【 第7話: 雨 】
その後、私は歩くことができないまま、病院を退院した。
家は流されてしまったので、今は仮設住宅で両親と3人で暮らしている。
私の通っていた高校は、津波に呑まれ使えなくなってしまったため、この仮設住宅から別の高校へ通っている。
車椅子を使って……。
「はぁ、はぁ……」
学校の近くには、コンクリートで囲まれた川が流れていて、川の横のあまり整備が行き届いていない細い歩道を通らなければならない。
この道を車椅子で通るのも一苦労だ。
しかも、今日は学校へ遅刻してしまった。
『ポツ、ポツ、ポツポツポツ……』
「あっ、雨だ……」
私は右の手の平を天に向け、空高い雨雲を見つめながら、傘を持って来なかったことを後悔する。

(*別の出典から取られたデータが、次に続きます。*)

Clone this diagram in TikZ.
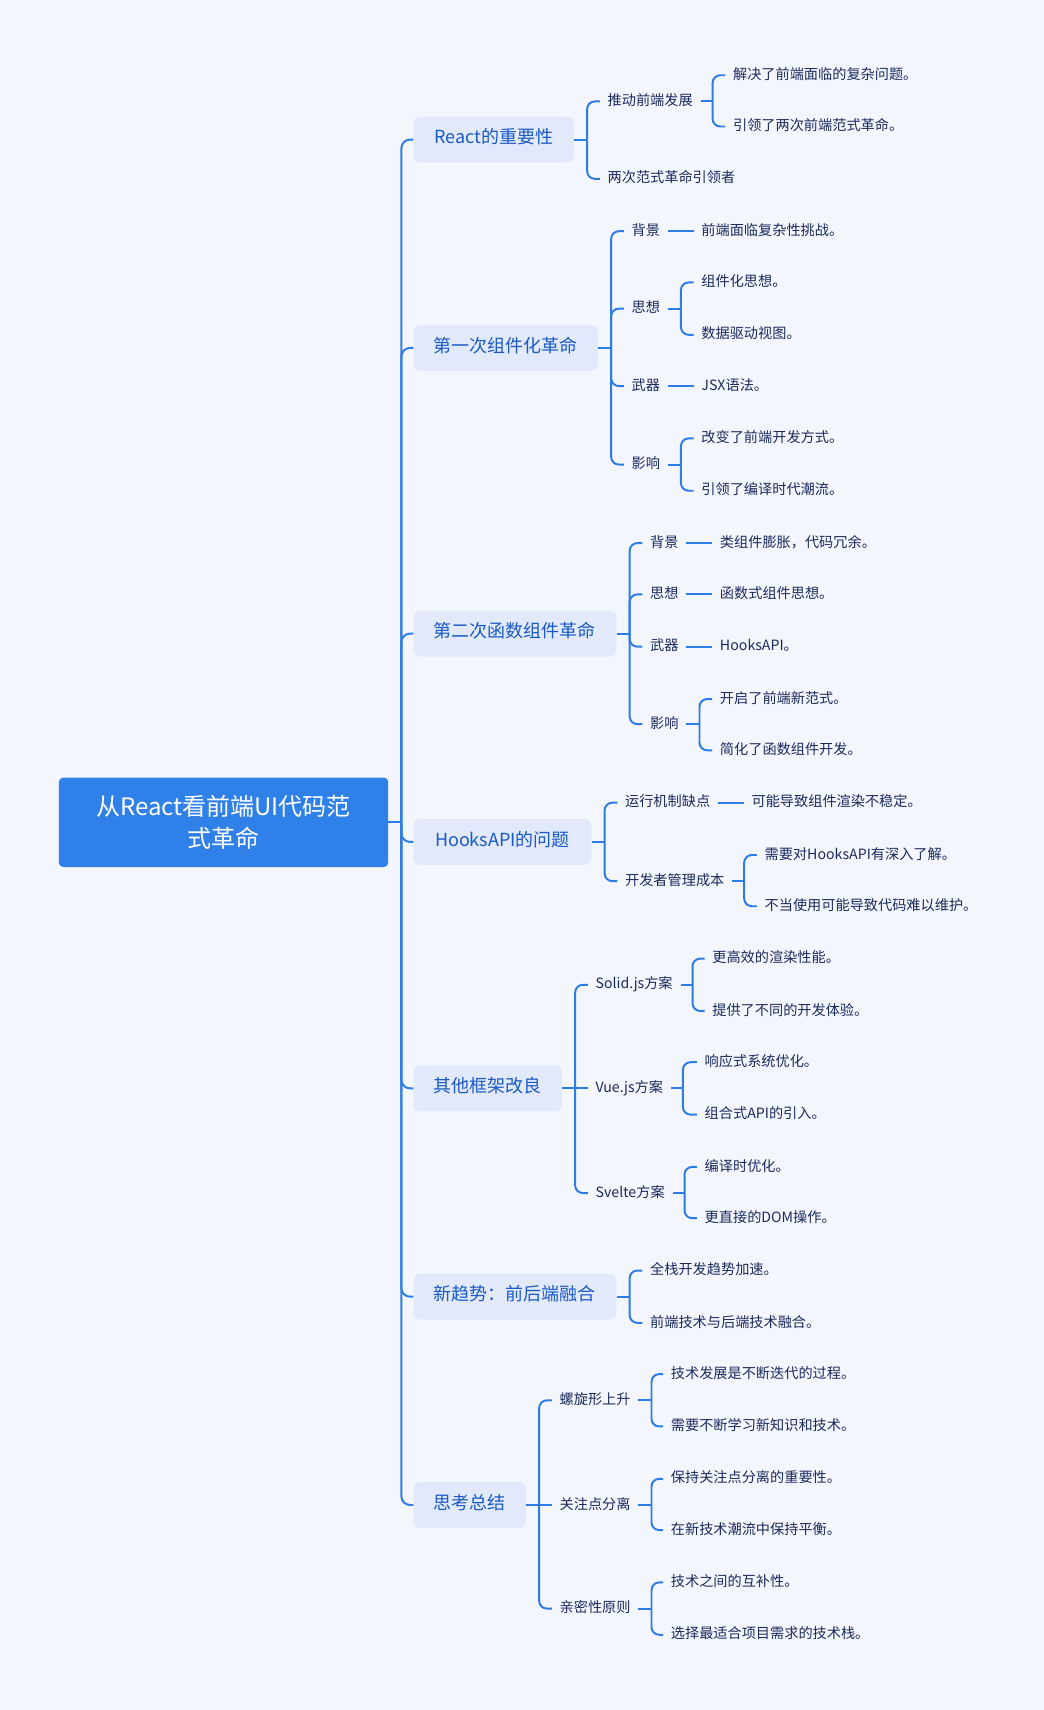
\documentclass[tikz,border=0pt]{standalone}
\usepackage{fontspec}
\setmainfont{Noto Sans CJK SC}
\definecolor{bgc}{HTML}{F4F6FD}
\definecolor{lnc}{HTML}{2D7CE6}
\definecolor{lvfill}{HTML}{E1E9FB}
\definecolor{lvtext}{HTML}{1B5AC4}
\definecolor{leaftext}{HTML}{1B2A5E}
\definecolor{rootfill}{HTML}{2F80E8}
\newcommand\mmfork[3]{%
  \draw[conn] (#1.east) -- ++(#2,0) coordinate (#1j);
  \foreach \c in {#3}{\draw[conn,rounded corners=7pt] (#1j) |- (\c.west);}%
}
\begin{document}
\begin{tikzpicture}[x=1pt,y=-1pt,
  conn/.style={draw=lnc,line width=1.8pt},
  rootbox/.style={fill=rootfill,rounded corners=4pt,text=white,font=\fontsize{22}{29}\selectfont,align=center,minimum width=302pt,minimum height=82pt,inner sep=0pt},
  lvbox/.style={fill=lvfill,rounded corners=6pt,text=lvtext,font=\fontsize{16.5}{20}\selectfont,minimum height=42pt,inner sep=0pt,anchor=west,text height=0.88em,text depth=0.12em},
  leaf/.style={text=leaftext,font=\fontsize{13}{16}\selectfont,anchor=west,inner xsep=7pt,inner ysep=2pt,text height=0.88em,text depth=0.12em},
]
\fill[bgc] (0,0) rectangle (957,1568);
\useasboundingbox (0,0) rectangle (957,1568);

\node[rootbox] (root) at (205,754) {从React看前端UI代码范\\式革命};

% level 1
\node[lvbox,minimum width=147pt] (A) at (379,128) {React的重要性};
\node[lvbox,minimum width=169pt] (B) at (379,319) {第一次组件化革命};
\node[lvbox,minimum width=186pt] (C) at (379,581) {第二次函数组件革命};
\node[lvbox,minimum width=163pt] (D) at (379,772) {HooksAPI的问题};
\node[lvbox,minimum width=136pt] (E) at (379,998) {其他框架改良};
\node[lvbox,minimum width=186pt] (F) at (379,1189) {新趋势：前后端融合};
\node[lvbox,minimum width=103pt] (G) at (379,1380) {思考总结};

% trunk
\coordinate (trunk) at (368,754);
\draw[conn] (root.east) -- (trunk);
\foreach \b in {A,B,C,D,E,F,G}{\draw[conn,rounded corners=8pt] (trunk) |- (\b.west);}

% A
\node[leaf] (a1) at (550,93) {推动前端发展};
\node[leaf] (a2) at (550,164) {两次范式革命引领者};
\node[leaf] (a11) at (665,69) {解决了前端面临的复杂问题。};
\node[leaf] (a12) at (665,116) {引领了两次前端范式革命。};
\mmfork{A}{12}{a1,a2}
\mmfork{a1}{11}{a11,a12}

% B
\node[leaf] (b1) at (572,212) {背景};
\node[leaf] (b1c) at (636,212) {前端面临复杂性挑战。};
\node[leaf] (b2) at (572,283) {思想};
\node[leaf] (b21) at (636,259) {组件化思想。};
\node[leaf] (b22) at (636,307) {数据驱动视图。};
\node[leaf] (b3) at (572,354) {武器};
\node[leaf] (b3c) at (636,354) {JSX语法。};
\node[leaf] (b4) at (572,426) {影响};
\node[leaf] (b41) at (636,402) {改变了前端开发方式。};
\node[leaf] (b42) at (636,450) {引领了编译时代潮流。};
\mmfork{B}{12}{b1,b2,b3,b4}
\draw[conn] (b1.east) -- (b1c.west);
\mmfork{b2}{12}{b21,b22}
\draw[conn] (b3.east) -- (b3c.west);
\mmfork{b4}{12}{b41,b42}

% C
\node[leaf] (c1) at (589,498) {背景};
\node[leaf] (c1c) at (653,498) {类组件膨胀，代码冗余。};
\node[leaf] (c2) at (589,545) {思想};
\node[leaf] (c2c) at (653,545) {函数式组件思想。};
\node[leaf] (c3) at (589,593) {武器};
\node[leaf] (c3c) at (653,593) {HooksAPI。};
\node[leaf] (c4) at (589,664) {影响};
\node[leaf] (c41) at (653,641) {开启了前端新范式。};
\node[leaf] (c42) at (653,688) {简化了函数组件开发。};
\mmfork{C}{12}{c1,c2,c3,c4}
\draw[conn] (c1.east) -- (c1c.west);
\draw[conn] (c2.east) -- (c2c.west);
\draw[conn] (c3.east) -- (c3c.west);
\mmfork{c4}{12}{c41,c42}

% D
\node[leaf] (d1) at (566,736) {运行机制缺点};
\node[leaf] (d1c) at (682,736) {可能导致组件渲染不稳定。};
\node[leaf] (d2) at (566,808) {开发者管理成本};
\node[leaf] (d21) at (694,784) {需要对HooksAPI有深入了解。};
\node[leaf] (d22) at (694,831) {不当使用可能导致代码难以维护。};
\mmfork{D}{12}{d1,d2}
\draw[conn] (d1.east) -- (d1c.west);
\mmfork{d2}{11}{d21,d22}

% E
\node[leaf] (e1) at (539,903) {Solid.js方案};
\node[leaf] (e11) at (646,879) {更高效的渲染性能。};
\node[leaf] (e12) at (646,927) {提供了不同的开发体验。};
\node[leaf] (e2) at (539,998) {Vue.js方案};
\node[leaf] (e21) at (639,974) {响应式系统优化。};
\node[leaf] (e22) at (639,1022) {组合式API的引入。};
\node[leaf] (e3) at (539,1094) {Svelte方案};
\node[leaf] (e31) at (639,1070) {编译时优化。};
\node[leaf] (e32) at (639,1117) {更直接的DOM操作。};
\mmfork{E}{12}{e1,e3}
\draw[conn] (Ej) -- (e2.west);
\mmfork{e1}{11}{e11,e12}
\mmfork{e2}{11}{e21,e22}
\mmfork{e3}{11}{e31,e32}

% F
\node[leaf] (f1) at (589,1165) {全栈开发趋势加速。};
\node[leaf] (f2) at (589,1213) {前端技术与后端技术融合。};
\mmfork{F}{12}{f1,f2}

% G
\node[leaf] (g1) at (506,1284) {螺旋形上升};
\node[leaf] (g11) at (608,1260) {技术发展是不断迭代的过程。};
\node[leaf] (g12) at (608,1308) {需要不断学习新知识和技术。};
\node[leaf] (g2) at (506,1380) {关注点分离};
\node[leaf] (g21) at (608,1356) {保持关注点分离的重要性。};
\node[leaf] (g22) at (608,1403) {在新技术潮流中保持平衡。};
\node[leaf] (g3) at (506,1475) {亲密性原则};
\node[leaf] (g31) at (608,1451) {技术之间的互补性。};
\node[leaf] (g32) at (608,1499) {选择最适合项目需求的技术栈。};
\mmfork{G}{12}{g1,g3}
\draw[conn] (Gj) -- (g2.west);
\mmfork{g1}{12}{g11,g12}
\mmfork{g2}{12}{g21,g22}
\mmfork{g3}{12}{g31,g32}
\end{tikzpicture}
\end{document}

制服が濡れてしまうのは嫌なので、急いで車椅子を漕ぎ、学校へと向かう。
でも……。
『ガコッ!』
「あっ!」
その時、車椅子のタイヤ部分が、丁度アスファルトの欠けた溝のようになった所にはまり込んでしまった。
「えっ? うそっ? う~ん、う~ん……」
タイヤは完全にはまり込み、抜けない。どんなに頑張っても車椅子は前にも後ろにも動かない。
「う~ん、どうしよう……。う~ん……」
すると、雨は益々強まり、雷も鳴り、大雨となってきた……。
『ゴロゴロゴロ……。ビシャーーン!!』
「きゃーーっ!」
凄まじい音と光。
そして、辺りはどんどんと暗くなり、痛いほどのどしゃぶりの雨が止め処なく、天から落ちてくる。
『ザァァーーーーッ!!』
私はこの大雨の中、完全に身動きが取れなくなってしまったんだ……。